フィフティーズのノリのいい音楽が流れる中、どのように美しく元に戻るかという映像が、まるで一つの華麗なショーを見ているようなのだ。「遊星からの物体X」もそうだったように、このシーンで、ジョン・カーペンター監督の”SFXへの敬意”というものを強く感じてしまったのだ。
クリーチャーのワンマンショーとして、いかに華やかに詩的に見せるかということを考えて、エンターテインメントに徹したのだと思う。

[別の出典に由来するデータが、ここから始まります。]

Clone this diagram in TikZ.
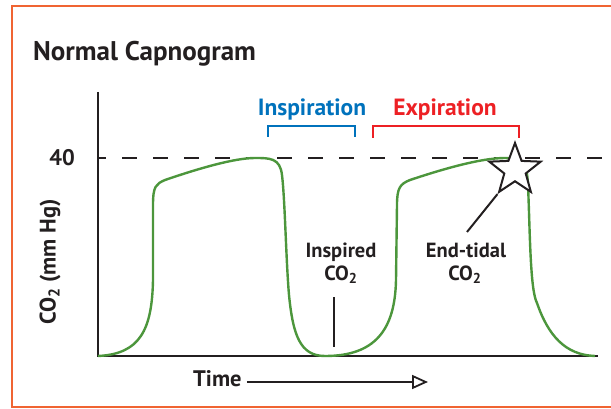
\documentclass[tikz,border=0pt]{standalone}
\usepackage{fontspec}
\setmainfont{PT Sans}
\usetikzlibrary{shapes.geometric,arrows.meta}
\definecolor{frameor}{RGB}{240,100,50}
\definecolor{txt}{RGB}{35,31,32}
\definecolor{inblue}{RGB}{0,114,188}
\definecolor{exred}{RGB}{237,32,36}
\definecolor{curvegreen}{RGB}{76,150,60}
\tikzset{
  lbl/.style={font=\bfseries, text=txt, inner sep=0pt},
  axisline/.style={draw=txt, line width=2.4pt},
  bracketline/.style={line width=2pt},
  wave/.style={draw=curvegreen, line width=2.4pt, line join=round},
  midfont/.style={font=\bfseries\fontsize{20.5}{24}\selectfont},
  headfont/.style={font=\bfseries\fontsize{23.5}{28}\selectfont},
}
\begin{document}
\begin{tikzpicture}[x=1pt,y=-1pt]
\useasboundingbox (0,0) rectangle (611,409);
\clip (0,0) rectangle (611,409);
% frame
\draw[frameor, line width=2.6pt] (620,6) -- (12,6) -- (12,407) -- (620,407);
% title
\node[lbl, font=\bfseries\fontsize{27}{32}\selectfont, anchor=base west] (title) at (33,61) {Normal Capnogram};
% axes
\coordinate (origin) at (98,356);
\coordinate (ytop) at (98,92);
\coordinate (xend) at (598,356);
\draw[axisline] (ytop) -- (origin) -- (xend);
% 40 line
\coordinate (d0) at (98,158);
\coordinate (d1) at (611,158);
\draw[txt, line width=2.2pt, dash pattern=on 15pt off 16pt, dash phase=7pt] (d0) -- (d1);
\node[lbl, font=\bfseries\fontsize{22.5}{26}\selectfont, anchor=east] (forty) at (75,158) {40};
% y label
\node[lbl, font=\bfseries\fontsize{22.5}{26}\selectfont, rotate=90] (ylab) at (50,262) {CO\textsubscript{2} (mm Hg)};
% waveform
\draw[wave] (98,356) .. controls (140,354) and (152,330) .. (153,280)
  -- (153,205) .. controls (153,186) and (156,184) .. (165,180)
  .. controls (200,168) and (235,158) .. (255,158)
  .. controls (270,158) and (280,158) .. (282,175)
  .. controls (285,200) and (286,260) .. (289,295)
  .. controls (293,335) and (300,356) .. (325,356)
  .. controls (375,356) and (395,330) .. (396,280)
  -- (397,205) .. controls (397,188) and (400,184) .. (410,180)
  .. controls (440,170) and (480,158) .. (505,158)
  .. controls (520,158) and (527,160) .. (528,185)
  .. controls (530,230) and (530,290) .. (537,303)
  .. controls (548,335) and (565,355) .. (595,356);
% star
\node[star, star points=5, star point ratio=2.4, minimum size=54pt, inner sep=0pt,
      draw=txt, line width=2pt, fill=white] (star) at (515,170) {};
% inspiration bracket
\node[lbl, text=inblue, headfont, anchor=base] (insp) at (312,116) {Inspiration};
\coordinate (ib1) at (268,137); \coordinate (ib2) at (268,126);
\coordinate (ib3) at (355,126); \coordinate (ib4) at (355,137);
\draw[inblue, bracketline] (ib1) -- (ib2) -- (ib3) -- (ib4);
% expiration bracket
\node[lbl, text=exred, headfont, anchor=base] (expi) at (445,116) {Expiration};
\coordinate (eb1) at (373,138); \coordinate (eb2) at (373,126);
\coordinate (eb3) at (519,126); \coordinate (eb4) at (519,138);
\draw[exred, bracketline] (eb1) -- (eb2) -- (eb3) -- (eb4);
% inspired CO2
\node[lbl, midfont, anchor=base] (inspired) at (341,257) {Inspired};
\node[lbl, midfont, anchor=base] (inspco) at (341,280) {CO\textsubscript{2}};
\coordinate (il1) at (334,297); \coordinate (il2) at (334,347);
\draw[txt, line width=2pt] (il1) -- (il2);
% end tidal
\node[lbl, midfont, anchor=base] (endtidal) at (466,257) {End-tidal};
\node[lbl, midfont, anchor=base] (etco) at (465,280) {CO\textsubscript{2}};
\coordinate (etl) at (467,232);
\draw[txt, line width=2pt] (etl) -- (star.outer point 3);
% time
\node[lbl, font=\bfseries\fontsize{22.5}{26}\selectfont, anchor=base west] (time) at (193,386) {Time};
\coordinate (tend) at (428,382);
\draw[txt, line width=1.8pt, -{Triangle[open, length=16pt, width=14pt, line width=1.8pt]}] (time.east |- tend) ++(5,0) -- (tend);
\end{tikzpicture}
\end{document}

そして、これは技術的なことだけでは表現できず、”クリスティーン”が人間のような感情を持っていて、彼の目の前で、「絶対に私は醜くならないのよ」という女の感情を露わにしながら、変身していくその姿を見せていくところが、まさに生きている感じがするわけで、いかにしてこの車をエロティックで、わがままなプライドの高い女というキャラクターを作り上げていったかというところが、この映画の最大のポイントだと思うのだ。
この作品もスティーブン・キング原作になるのだがこの長編小説を映画の尺に合わせるのには無理だったのだろう。この小説を翻訳した深町眞理子氏もこの映画に対し不満をもらしている。世評でもこの映画に対してあまり芳しくないようだが筆者個人としては意外と気に入っている。ただ、やはりキングの原作の登場人物たちの深い描き方などを前述のとおり映画化に際し割愛されているのには若干の不満が…。キングの小説のファンならご存知かと思われるが彼の描く世界観とでもいうべきものは、ただ単に、「怖い!」というだけでなくそこに描かれる登場人物たちのコンプレックスなどについても深い洞察がありそこが単なるホラー小説ではないと思う。何だか映画の感想よりも原作者のキングの方について記してしまったが映画を観てから原作を読んでも(もしかしたら原作は品切れかも…)さしつかえはないと思う。